Addressing mental health issues in rap music has never been a priority, but has always had a place. While the Geto Boys' "Mind Playing Tricks On Me" and Notorious B.I.G.'s "Suicidal Thoughts" come to mind, this marked the year when music culture shifted mental health awareness from a thought to a movement. Here are five albums that addressed these issues head on this year.
A Seat At The Table
Mental health awareness doesn't just show itself in the form of struggle, but also through self-care. A Seat At The Table explores the realities of black death, hopelessness and even suicide, but also speaks to resilience, reclamation and survival from everyday issues that affect mental wellness.
Growing up in an environment coping with the aftermath of the L.A. riots, Vince Staples' childhood played out as a troublesome narrative faced with death, instability and many demons. In reverse chronological order, Prima Donna deals with anxiety, depression and paranoia stemming from a panic attack.
Flex the Antihero
Following the release of Salem in 2014, Flex the Antihero quickly fell off the radar. As it turns out, Flex had been battling depression, as well as the loss of a friend. In 2016, he returned with Born Rebels, an album that reveals vulnerability and truth.

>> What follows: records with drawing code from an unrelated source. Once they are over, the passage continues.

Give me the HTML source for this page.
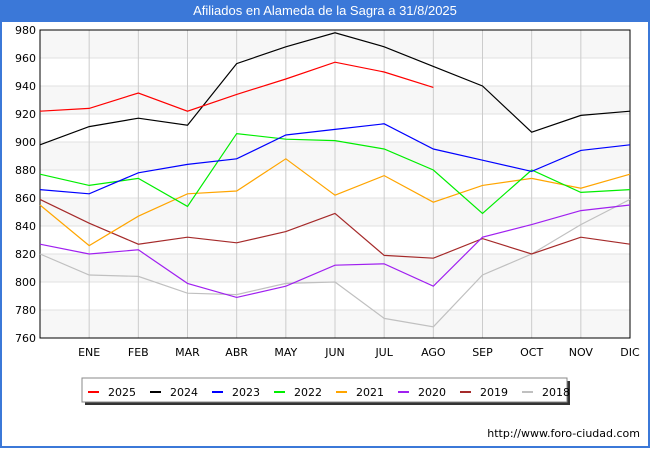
<!DOCTYPE html>
<html><head><meta charset="utf-8"><style>
body{margin:0;width:650px;height:450px;overflow:hidden;font-family:"Liberation Sans","DejaVu Sans",sans-serif;}
#wrap{position:relative;width:646px;height:446px;border:2px solid #3b78d8;border-top:none;background:#fff;}
#title{height:22px;background:#3b78d8;color:#fff;font-size:13px;text-align:center;line-height:22px;}
svg text{font-family:"DejaVu Sans","Liberation Sans",sans-serif;font-size:11px;}
</style></head><body>
<div id="wrap">
<div id="title">Afiliados en Alameda de la Sagra a 31/8/2025</div>
<svg id="chart" width="650" height="450" style="position:absolute;left:-2px;top:0"></svg>
</div>
<script>
const months=["","ENE","FEB","MAR","ABR","MAY","JUN","JUL","AGO","SEP","OCT","NOV","DIC"];
const yTicks=[760,780,800,820,840,860,880,900,920,940,960,980];
const seriesNames=["2025","2024","2023","2022","2021","2020","2019","2018"];
const seriesColors=["#ff0000","#000000","#0000ff","#00ee00","#ffa500","#a020f0","#a52a2a","#c0c0c0"];
const s2025=[922,924,935,922,934,945,957,950,939];
const s2024=[898,911,917,912,956,968,978,968,954,940,907,919,922];
const s2023=[866,863,878,884,888,905,909,913,895,887,879,894,898];
const s2022=[877,869,874,854,906,902,901,895,880,849,880,864,866];
const s2021=[855,826,847,863,865,888,862,876,857,869,874,867,877];
const s2020=[827,820,823,799,789,797,812,813,797,832,841,851,855];
const s2019=[859,842,827,832,828,836,849,819,817,831,820,832,827];
const s2018=[820,805,804,792,791,799,800,774,768,805,820,841,859];
const allSeries=[s2025,s2024,s2023,s2022,s2021,s2020,s2019,s2018];
const NS="http://www.w3.org/2000/svg";
const svg=document.getElementById('chart');
const L=40,R=630,T=30,B=338,yMin=760,yMax=980;
const x=i=>L+i*(R-L)/12;
const y=v=>B-(v-yMin)/(yMax-yMin)*(B-T);
function mk(t,a,p){const e=document.createElementNS(NS,t);for(const k in a)e.setAttribute(k,a[k]);(p||svg).appendChild(e);return e;}
for(let i=0;i<yTicks.length-1;i++){
  if(i%2==0){const r=mk('rect',{x:L,y:y(yTicks[i+1]),width:R-L,height:y(yTicks[i])-y(yTicks[i+1]),fill:'#f7f7f7'});
  }
}
yTicks.forEach(v=>{
  const g=mk('line',{x1:L,x2:R,y1:y(v),y2:y(v),stroke:'#e2e2e2'});
  
  const t=mk('text',{x:L-4,y:y(v)+4,'text-anchor':'end',fill:'#000'});t.textContent=v;
  
});
months.forEach((m,i)=>{
  if(i>0){const g=mk('line',{x1:x(i),x2:x(i),y1:T,y2:B,stroke:'#cccccc'});
  }
  if(m){const t=mk('text',{x:x(i),y:B+18,'text-anchor':'middle',fill:'#000'});t.textContent=m;
  }
});
const ax=mk('rect',{x:L,y:T,width:R-L,height:B-T,fill:'none',stroke:'#000'});

for(let s=allSeries.length-1;s>=0;s--){
  const pts=allSeries[s].map((v,i)=>x(i)+','+y(v)).join(' ');
  const p=mk('polyline',{points:pts,fill:'none',stroke:seriesColors[s],'stroke-width':1.2});
  
}
// legend
const sh=mk('rect',{x:85,y:381,width:485,height:24,fill:'#333'});

const lg=mk('rect',{x:82,y:378,width:485,height:24,fill:'#fff',stroke:'#888'});

seriesNames.forEach((n,i)=>{
  const lx=88+i*62;
  const l=mk('line',{x1:lx,x2:lx+11,y1:392,y2:392,stroke:seriesColors[i],'stroke-width':2});
  
  const t=mk('text',{x:lx+20,y:396,fill:'#000'});t.textContent=n;
  
});
const u=mk('text',{x:640,y:437,'text-anchor':'end',fill:'#000','font-size':'10'});
u.textContent='http://www.foro-ciudad.com';

</script>
</body></html>
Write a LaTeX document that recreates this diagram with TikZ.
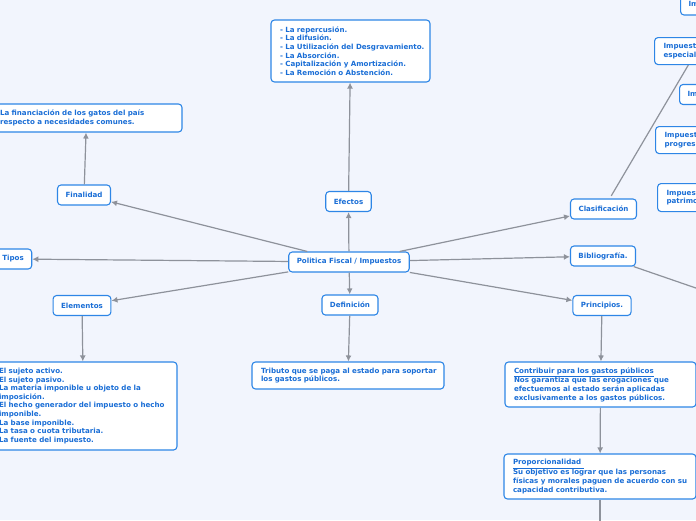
\documentclass[tikz,border=0pt]{standalone}
\usepackage{fontspec}
\setmainfont{DejaVu Sans}
\usepackage{xcolor}
\usepackage{tikz}
\usetikzlibrary{arrows.meta}

\definecolor{mapbg}{HTML}{F2F5FD}
\definecolor{boxblue}{HTML}{2E86E6}
\definecolor{txtblue}{HTML}{1A6ED6}
\definecolor{linegray}{HTML}{8E929B}

\tikzset{
  topic/.style={draw=boxblue, fill=white, rounded corners=3.5pt, line width=1.1pt,
    text=txtblue, font=\fontsize{7.1}{8.6}\selectfont\bfseries,
    inner xsep=8pt, inner ysep=0pt, minimum height=20pt},
  note/.style={topic, align=left, inner xsep=9pt, inner ysep=4pt,
    execute at begin node={\rightskip=0pt minus 40pt\relax}},
  link/.style={draw=linegray, line width=1.2pt, -{Latex[length=6pt,width=6pt]}},
  plain/.style={draw=linegray, line width=1.2pt}
}

\begin{document}
\begin{tikzpicture}[x=1pt,y=-1pt]
\fill[mapbg] (0,0) rectangle (696,520);
\useasboundingbox (0,0) rectangle (696,520);

% centre and first level
\node[topic] (pol) at (349,262) {Politica Fiscal / Impuestos};
\foreach \n/\x/\y/\t in {efectos/348.5/201.5/Efectos, finalidad/84/195/Finalidad,
    tipos/13/259/Tipos, elementos/82/305.5/Elementos, definicion/350/305/Definición,
    clasificacion/603.5/209/Clasificación, biblio/603/256/Bibliografía.,
    principios/602/305.5/Principios.} {
  \node[topic] (\n) at (\x,\y) {\t};
  \draw[link] (pol) -- (\n);
}

% notes
\node[note, text width=141pt, minimum height=62pt] (efectostxt) at (350.5,51)
  {- La repercusión.\\- La difusión.\\- La Utilización del Desgravamiento.\\
   - La Absorción.\\- Capitalización y Amortización.\\- La Remoción o Abstención.};
\node[note, text width=173pt, minimum height=28pt] (finalidadtxt) at (86.5,118)
  {La financiación de los gatos del país\\respecto a necesidades comunes.};
\node[note, text width=169pt, minimum height=88pt] (elementostxt) at (83.5,406)
  {El sujeto activo.\\El sujeto pasivo.\\La materia imponible u objeto de la\\imposición.\\
   El hecho generador del impuesto o hecho\\imponible.\\La base imponible.\\
   La tasa o cuota tributaria.\\La fuente del impuesto.};
\node[note, text width=174pt, minimum height=27pt] (definiciontxt) at (348,375.5)
  {Tributo que se paga al estado para soportar\\los gastos públicos.};
\node[note, text width=173pt, minimum height=45pt] (contribuir) at (600.5,384.5)
  {\underline{Contribuir para los gastos públicos}\\Nos garantiza que las erogaciones que\\
   efectuemos al estado serán aplicadas\\exclusivamente a los gastos públicos.};
\node[note, text width=174pt, minimum height=45pt] (proporcional) at (600,476.5)
  {\underline{Proporcionalidad\ }\\Su objetivo es lograr que las personas\\
   físicas y morales paguen de acuerdo con su\\capacidad contributiva.};

% classification (runs off the right edge)
\node[topic, anchor=west] (directos) at (680,5) {Impuestos directos};
\node[note, anchor=north west, text width=66pt, minimum height=27pt] (especiales) at (654,37)
  {Impuestos\\especiales};
\node[topic, anchor=west] (indirectos) at (679,94.5) {Impuestos indirectos};
\node[note, anchor=north west, minimum height=27pt] (progresivos) at (655,126)
  {Impuestos\\progresivos};
\node[note, anchor=north west, minimum height=28pt] (patrimoniales) at (657,183)
  {Impuestos\\patrimoniales};

\coordinate (biblioend) at (780,317);
\coordinate (sigprinc) at (600,570);

\draw[link] (efectos) -- (efectostxt);
\draw[link] (finalidad) -- (finalidadtxt);
\draw[link] (elementos) -- (elementostxt);
\draw[link] (definicion) -- (definiciontxt);
\draw[link] (principios) -- (contribuir);
\draw[link] (contribuir) -- (proporcional);
\draw[link] (proporcional) -- (sigprinc);
\draw[plain, shorten <=3pt] (clasificacion) -- (especiales);
\draw[plain] (biblio) -- (biblioend);
\end{tikzpicture}
\end{document}
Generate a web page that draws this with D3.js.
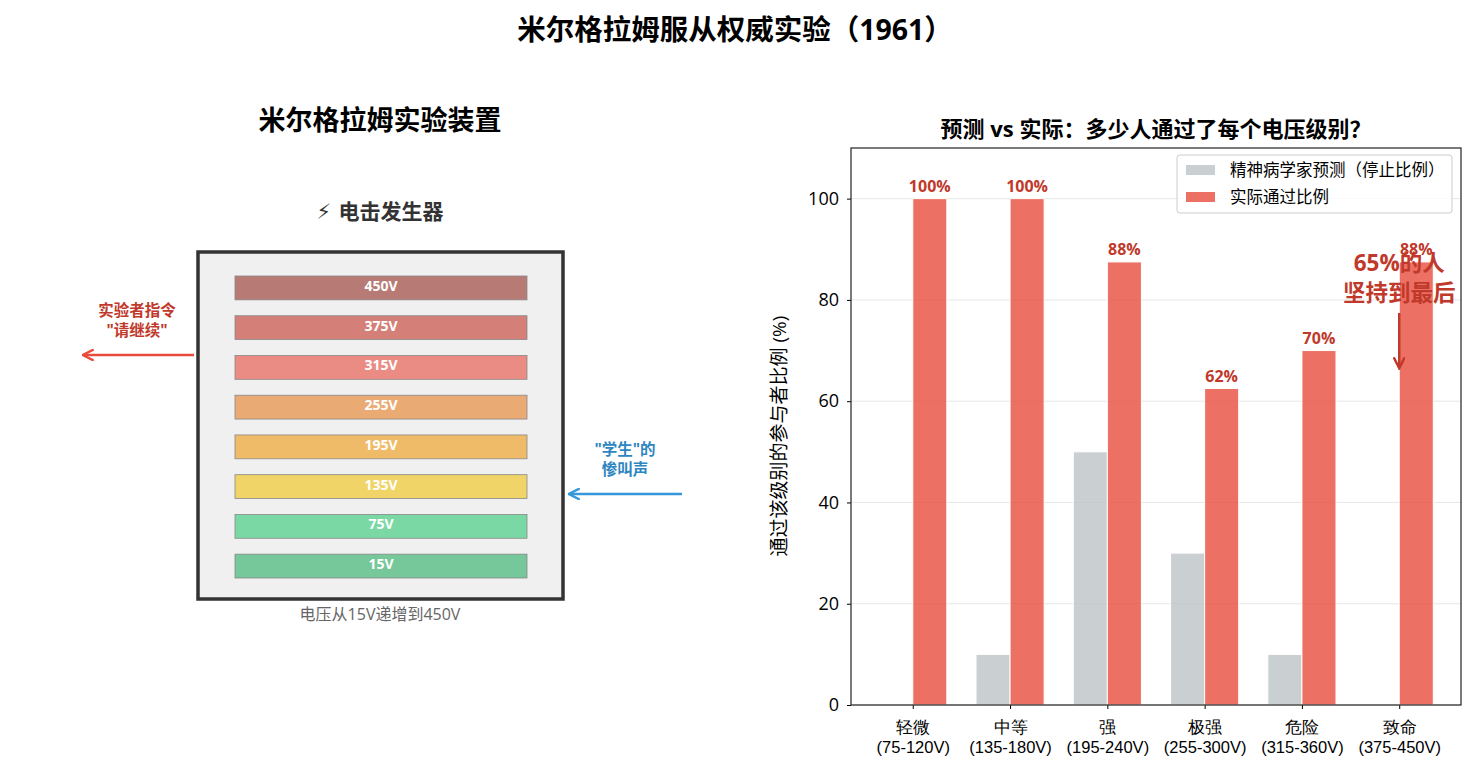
<!DOCTYPE html>
<html>
<head>
<meta charset="utf-8">
<script src="https://cdn.jsdelivr.net/npm/d3@7/dist/d3.min.js"></script>
<style>
  body { margin: 0; background: #fff; }
  svg { display: block; font-family: "Open Sans", "Noto Sans CJK SC", sans-serif; }
</style>
</head>
<body>
<div id="chart"></div>
<script>
// ---- data ----
const levels = ['轻微', '中等', '强', '极强', '危险', '致命'];
const ranges = ['(75-120V)', '(135-180V)', '(195-240V)', '(255-300V)', '(315-360V)', '(375-450V)'];
const predicted = [0, 10, 50, 30, 10, 0];
const actual = [100, 100, 87.5, 62.5, 70, 87.5];
const yTicks = [0, 20, 40, 60, 80, 100];

const voltages = [450, 375, 315, 255, 195, 135, 75, 15];
const switchColors = ['#b87a74', '#d48078', '#ea8c84', '#eaaa74', '#f0bb68', '#f0d468', '#7ad8a4', '#76c799'];

// python style rounding for the percent labels
function roundHalfEven(v) {
  const f = Math.floor(v), d = v - f;
  if (Math.abs(d - 0.5) < 1e-9) return f % 2 === 0 ? f : f + 1;
  return Math.round(v);
}

const W = 1476, H = 772;
const svg = d3.select('#chart').append('svg')
  .attr('width', W)
  .attr('height', H);

const defs = svg.append('defs');
function marker(id, color) {
  defs.append('marker')
    .attr('id', id)
    .attr('viewBox', '0 0 10 10')
    .attr('refX', 8).attr('refY', 5)
    .attr('markerWidth', 5).attr('markerHeight', 5)
    .attr('orient', 'auto-start-reverse')
    .append('path')
    .attr('d', 'M1,1 L9,5 L1,9')
    .attr('fill', 'none')
    .attr('stroke', color)
    .attr('stroke-width', 2)
    .attr('stroke-linecap', 'round');
}
marker('arrRed', '#e74c3c');
marker('arrBlue', '#3498db');
marker('arrDark', '#c0392b');

// main title
svg.append('text')
  .attr('x', 735).attr('y', 40)
  .attr('text-anchor', 'middle')
  .attr('font-size', 28.5).attr('font-weight', 'bold')
  .text('米尔格拉姆服从权威实验（1961）');

// ---- left panel: the generator ----
const left = svg.append('g');

left.append('text')
  .attr('x', 380).attr('y', 130)
  .attr('text-anchor', 'middle')
  .attr('font-size', 27).attr('font-weight', 'bold')
  .text('米尔格拉姆实验装置');

left.append('text')
  .attr('x', 380).attr('y', 219)
  .attr('text-anchor', 'middle')
  .attr('font-size', 21).attr('font-weight', 'bold')
  .attr('fill', '#333')
  .style('font-family', '"DejaVu Sans", "Noto Sans CJK SC", sans-serif')
  .text('\u26A1\uFE0E 电击发生器');

const box = {x: 198, y: 252, w: 365, h: 347};
left.append('rect')
  .attr('x', box.x).attr('y', box.y)
  .attr('width', box.w).attr('height', box.h)
  .attr('fill', '#f0f0f0')
  .attr('stroke', '#333')
  .attr('stroke-width', 3.5);

const sy = d3.scaleBand()
  .domain(voltages)
  .range([276, 578])
  .paddingInner(0.4)
  .paddingOuter(0);

left.selectAll('.switch')
  .data(voltages)
  .join('rect')
  .attr('class', 'switch')
  .attr('x', 235)
  .attr('y', d => sy(d))
  .attr('width', 292)
  .attr('height', sy.bandwidth())
  .attr('fill', (d, i) => switchColors[i])
  .attr('stroke', '#888')
  .attr('stroke-width', 0.8);

left.selectAll('.switch-label')
  .data(voltages)
  .join('text')
  .attr('class', 'switch-label')
  .attr('x', 381)
  .attr('y', d => sy(d) + sy.bandwidth() / 2 - 2)
  .attr('dy', '0.35em')
  .attr('text-anchor', 'middle')
  .attr('font-size', 14).attr('font-weight', 'bold')
  .attr('fill', '#fff')
  .text(d => d + 'V');

left.append('text')
  .attr('x', 380).attr('y', 620)
  .attr('text-anchor', 'middle')
  .attr('font-size', 16)
  .attr('fill', '#666')
  .text('电压从15V递增到450V');

// experimenter arrow
left.append('line')
  .attr('x1', 194).attr('y1', 355)
  .attr('x2', 84).attr('y2', 355)
  .attr('stroke', '#e74c3c').attr('stroke-width', 2.5)
  .attr('marker-end', 'url(#arrRed)');
left.append('text')
  .attr('text-anchor', 'middle')
  .attr('font-size', 15.5).attr('font-weight', 'bold')
  .attr('fill', '#c0392b')
  .selectAll('tspan')
  .data(['实验者指令', '"请继续"'])
  .join('tspan')
  .attr('x', 137)
  .attr('y', (d, i) => 316 + i * 20)
  .text(d => d);

// student arrow
left.append('line')
  .attr('x1', 682).attr('y1', 494)
  .attr('x2', 570).attr('y2', 494)
  .attr('stroke', '#3498db').attr('stroke-width', 2.5)
  .attr('marker-end', 'url(#arrBlue)');
left.append('text')
  .attr('text-anchor', 'middle')
  .attr('font-size', 15.5).attr('font-weight', 'bold')
  .attr('fill', '#2e86c1')
  .selectAll('tspan')
  .data(['"学生"的', '惨叫声'])
  .join('tspan')
  .attr('x', 625)
  .attr('y', (d, i) => 455 + i * 20)
  .text(d => d);

// ---- right panel: bar chart ----
const ax = {left: 851, right: 1461, top: 148, bottom: 705};
const barW = 0.35;

const x = d3.scaleLinear()
  .domain([-0.635, levels.length - 1 + 0.635])
  .range([ax.left, ax.right]);
const y = d3.scaleLinear()
  .domain([0, 110])
  .range([ax.bottom, ax.top]);

const chart = svg.append('g');

chart.append('text')
  .attr('x', (ax.left + ax.right) / 2).attr('y', 137)
  .attr('text-anchor', 'middle')
  .attr('font-size', 22).attr('font-weight', 'bold')
  .text('预测 vs 实际：多少人通过了每个电压级别？');

// grid
chart.append('g')
  .selectAll('line')
  .data(yTicks)
  .join('line')
  .attr('x1', ax.left).attr('x2', ax.right)
  .attr('y1', d => y(d)).attr('y2', d => y(d))
  .attr('stroke', '#b0b0b0')
  .attr('stroke-opacity', 0.3)
  .attr('stroke-width', 1);

const bw = x(barW) - x(0);

chart.append('g')
  .selectAll('rect')
  .data(predicted)
  .join('rect')
  .attr('x', (d, i) => x(i - barW))
  .attr('y', d => y(d))
  .attr('width', bw)
  .attr('height', d => y(0) - y(d))
  .attr('fill', '#bdc3c7').attr('fill-opacity', 0.8)
  .attr('stroke', d => d > 0 ? '#fff' : 'none').attr('stroke-width', 1);

chart.append('g')
  .selectAll('rect')
  .data(actual)
  .join('rect')
  .attr('x', (d, i) => x(i))
  .attr('y', d => y(d))
  .attr('width', bw)
  .attr('height', d => y(0) - y(d))
  .attr('fill', '#e74c3c').attr('fill-opacity', 0.8)
  .attr('stroke', '#fff').attr('stroke-width', 1);

chart.append('g')
  .selectAll('text')
  .data(actual)
  .join('text')
  .attr('x', (d, i) => x(i + barW / 2))
  .attr('y', d => y(d) - 7)
  .attr('text-anchor', 'middle')
  .attr('font-size', 16).attr('font-weight', 'bold')
  .attr('fill', '#c0392b')
  .text(d => roundHalfEven(d) + '%');

// axes
const yAxis = chart.append('g')
  .attr('transform', `translate(${ax.left},0)`)
  .call(d3.axisLeft(y).tickValues(yTicks).tickSize(4).tickPadding(8));
yAxis.select('.domain').remove();
yAxis.selectAll('text')
  .attr('fill', '#000')
  .attr('font-family', '"Open Sans", sans-serif')
  .attr('font-size', 18);

const xAxis = chart.append('g')
  .attr('transform', `translate(0,${ax.bottom})`)
  .call(d3.axisBottom(x).tickValues(d3.range(levels.length)).tickSize(4).tickFormat(''));
xAxis.select('.domain').remove();

xAxis.selectAll('.tick').each(function(d, i) {
  const t = d3.select(this).append('text')
    .attr('fill', '#000')
    .attr('font-size', 16.5)
    .attr('text-anchor', 'middle');
  t.append('tspan').attr('x', 0).attr('y', 28).text(levels[i]);
  t.append('tspan').attr('x', 0).attr('y', 48).text(ranges[i]);
});

chart.append('rect')
  .attr('x', ax.left).attr('y', ax.top)
  .attr('width', ax.right - ax.left).attr('height', ax.bottom - ax.top)
  .attr('fill', 'none')
  .attr('stroke', '#222').attr('stroke-width', 1.2);

chart.append('text')
  .attr('transform', `translate(786,436) rotate(-90)`)
  .attr('text-anchor', 'middle')
  .attr('font-size', 19)
  .text('通过该级别的参与者比例 (%)');

// legend
const legendItems = [
  {label: '精神病学家预测（停止比例）', color: '#bdc3c7'},
  {label: '实际通过比例', color: '#e74c3c'}
];
const legend = chart.append('g').attr('transform', 'translate(1177,155)');
legend.append('rect')
  .attr('width', 275).attr('height', 58)
  .attr('rx', 3)
  .attr('fill', '#fff').attr('fill-opacity', 0.8)
  .attr('stroke', '#ccc');
legend.selectAll('.lg-patch')
  .data(legendItems)
  .join('rect')
  .attr('class', 'lg-patch')
  .attr('x', 9).attr('y', (d, i) => 10 + i * 27)
  .attr('width', 29).attr('height', 10)
  .attr('fill', d => d.color).attr('fill-opacity', 0.8);
legend.selectAll('.lg-text')
  .data(legendItems)
  .join('text')
  .attr('class', 'lg-text')
  .attr('x', 53).attr('y', (d, i) => 15 + i * 27)
  .attr('dy', '0.35em')
  .attr('font-size', 16.5)
  .text(d => d.label);

// annotation
const last = actual.length - 1;
chart.append('text')
  .attr('text-anchor', 'middle')
  .attr('font-size', 22.5).attr('font-weight', 'bold')
  .attr('fill', '#c0392b')
  .selectAll('tspan')
  .data(['65%的人', '坚持到最后'])
  .join('tspan')
  .attr('x', x(last))
  .attr('y', (d, i) => 271 + i * 30)
  .text(d => d);
chart.append('line')
  .attr('x1', x(last)).attr('y1', 313)
  .attr('x2', x(last)).attr('y2', 367)
  .attr('stroke', '#c0392b').attr('stroke-width', 2.5)
  .attr('marker-end', 'url(#arrDark)');
</script>
</body>
</html>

Toronto artist Dijah SB as been honest about her battles with depression and the stigma attached to it in both her music and through social media. The release of her EP, Manic Luxury, sparred with notions of looming addiction, self-esteem and suicide, but also offered a glimpse of hope and recovery.
Self-medication and mental health often go hand-in-hand, revealing a dark and torturous journey towards stability. Danny Brown, who's been open about his use of cocaine, pills and weed, uses Atrocity Exhibition as a way to document his own "Downward Spiral," showing the repercussions to serve as a PSA for others.